Monday, Sep. 25, 1995

THE CRAFT BEHIND THE VOICE

By JAY COCKS

"I'VE NEVER HEARD OF A book like that," remarked the superb session guitarist Al Viola after Will Friedwald had come to interview him. "A book on Frank where they talked to guys like me...that were really there with him, sweating it out." Now that Sinatra! The Song Is You (Scribner; 557 pages; $30) is out, the sweat's on the record, and the century's greatest pop singer at last has a book that fits his personality and takes full measure of his stature.

Blithe, respectful, snappy and smart, Friedwald catches the creative fire of the singer, the implacable perfectionism that made his music seem both effortless and passionate and that ensured it would not only endure but also remain definitive. More than any other singer, Sinatra makes a song his own, part of a reciprocal musical autobiography between singer and audience. Forget all the gossip, the personal trials and tabloid headlines. This is the best book ever written about Sinatra's deepest secret: his craft.

A notoriously tough critic, especially of anything written about himself, even Sinatra should be pleased with The Song Is You, not least because Friedwald does on the page what Sinatra does in concert: talks about the writers of the song, the musicians who play it, conduct it and, perhaps most important in this book, arrange it. Stalwarts like Viola and pianist Bill Miller find a fair place when Friedwald shines the spotlight. He shows how great albums like Songs for Swingin' Lovers! and Only the Lonely were made, describing the process in meticulous detail, from nervous last-minute revisions to the singer's impatience with himself. After bungling a version of Billy Strayhorn's complex wonderment Lush Life, Sinatra allowed he would "leave that one for Nat Cole."

Those albums were a high point of Sinatra's collaboration with Nelson Riddle, whose arrangements helped create the classic Sinatra style--brash, melancholy, tremulous, defiant--and set a standard for a kind of grand intimacy that few could equal. "In his lifetime," Friedwald writes, "Riddle so completely represented the definitive sound of great American pop that he was taken for granted." No more. Sinatra! is invaluable for its excursions through the singer's musical soul, but it is unique in its biographical and critical portraits of Riddle, Billy May, Axel Stordahl, Gordon Jenkins and other arrangers on whom Sinatra depended for the architecture of his musical dreams.
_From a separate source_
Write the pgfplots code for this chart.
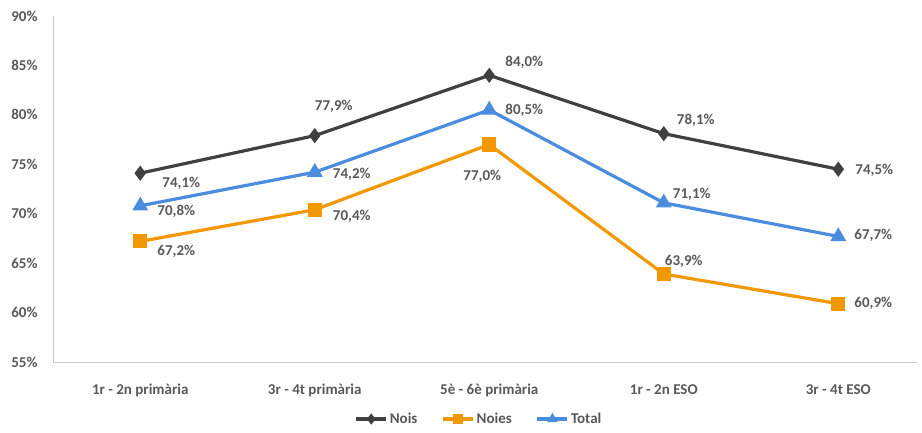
\documentclass[border=0pt]{standalone}
\usepackage{pgfplots}
\pgfplotsset{compat=1.18}
\usepackage{fontspec}
\setmainfont{Carlito}
\definecolor{cnois}{RGB}{64,64,64}
\definecolor{cnoies}{RGB}{243,152,0}
\definecolor{ctotal}{RGB}{74,140,222}
\definecolor{ctxt}{RGB}{89,89,89}
\definecolor{caxis}{RGB}{200,200,200}
\newcommand{\lbl}{\bfseries\fontsize{15}{17}\selectfont}
\begin{document}
\begin{tikzpicture}
\useasboundingbox (-53pt,-70pt) rectangle (869pt,362pt);
\begin{axis}[
  scale only axis,
  width=864pt, height=346pt,
  xmin=-0.5, xmax=4.451,
  ymin=55, ymax=90,
  ytick={55,60,65,70,75,80,85,90},
  yticklabel={\pgfmathprintnumber{\tick}\%},
  xtick={0,1,2,3,4},
  xticklabels={1r - 2n primària,3r - 4t primària,5è - 6è primària,1r - 2n ESO,3r - 4t ESO},
  axis x line*=bottom, axis y line*=left,
  axis line style={caxis, line width=0.8pt, -},
  major tick length=0pt,
  tick label style={font=\lbl, text=ctxt},
  yticklabel style={anchor=east, xshift=-12pt},
  xticklabel style={anchor=center, yshift=-28pt},
  /pgf/number format/assume math mode=true,
  legend style={at={(0.5,0pt)}, anchor=center, xshift=-6pt, yshift=-57pt, draw=none,
    font=\lbl, text=ctxt,
    /tikz/every even column/.append style={column sep=22pt}},
  legend columns=3,
  legend image code/.code={\draw[#1, mark size=3pt, mark repeat=2, mark phase=2] plot coordinates {(0pt,0pt) (15pt,0pt) (30pt,0pt)};},
  every axis plot/.append style={line width=3.2pt},
  clip=false,
]
\addplot[cnois, mark=diamond*, mark size=5pt] coordinates {(0,74.1) (1,77.9) (2,84.0) (3,78.1) (4,74.5)};
\addlegendentry{Nois}
\addplot[cnoies, mark=square*, mark size=5.5pt] coordinates {(0,67.2) (1,70.4) (2,77.0) (3,63.9) (4,60.9)};
\addlegendentry{Noies}
\addplot[ctotal, mark=triangle*, mark size=6pt] coordinates {(0,70.8) (1,74.2) (2,80.5) (3,71.1) (4,67.7)};
\addlegendentry{Total}
\begin{scope}[every node/.style={font=\lbl, text=ctxt, anchor=center, inner sep=0pt}]
% Nois
\node at (axis cs:0,74.1) [xshift=41pt,yshift=-10pt] {74,1\%};
\node at (axis cs:1,77.9) [xshift=19pt,yshift=29pt] {77,9\%};
\node at (axis cs:2,84.0) [xshift=35pt,yshift=13pt] {84,0\%};
\node at (axis cs:3,78.1) [xshift=32pt,yshift=13pt] {78,1\%};
\node at (axis cs:4,74.5) [xshift=36pt,yshift=-1pt] {74,5\%};
% Noies
\node at (axis cs:0,67.2) [xshift=36pt,yshift=-10pt] {67,2\%};
\node at (axis cs:1,70.4) [xshift=37pt,yshift=-7pt] {70,4\%};
\node at (axis cs:2,77.0) [xshift=-7pt,yshift=-32pt] {77,0\%};
\node at (axis cs:3,63.9) [xshift=20pt,yshift=13pt] {63,9\%};
\node at (axis cs:4,60.9) [xshift=35pt,yshift=0pt] {60,9\%};
% Total
\node at (axis cs:0,70.8) [xshift=36pt,yshift=-6pt] {70,8\%};
\node at (axis cs:1,74.2) [xshift=37pt,yshift=-2pt] {74,2\%};
\node at (axis cs:2,80.5) [xshift=35pt,yshift=0pt] {80,5\%};
\node at (axis cs:3,71.1) [xshift=28pt,yshift=8pt] {71,1\%};
\node at (axis cs:4,67.7) [xshift=35pt,yshift=1pt] {67,7\%};
\end{scope}
\end{axis}
\end{tikzpicture}
\end{document}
Friedwald spoke with dozens of Sinatra sidemen, contemporaries (like Jo Stafford and Tony Bennett) and songwriters. But this book is in no sense an authorized religious journey. Friedwald is a cantankerous and opinionated writer, as readers of his previous and excellent Jazz Singing will know full well. The same wised-up, wise-guy style that makes it a breeze to read through Sinatra's career can turn and bite your throat. His assault on Sinatra's partners in the recent Duets sessions are so bloodthirsty that he occasionally loses his sense of humor and misses, say, the warmth and wit behind Bono's one-off with the Voice. Maybe that kind of short fuse comes from keeping close psychic company with Sinatra. But this same intimacy between critic and subject also gives the book its weight and its heat. Or, as the subject in question might put it himself, its swing. Sinatra! is a gasser.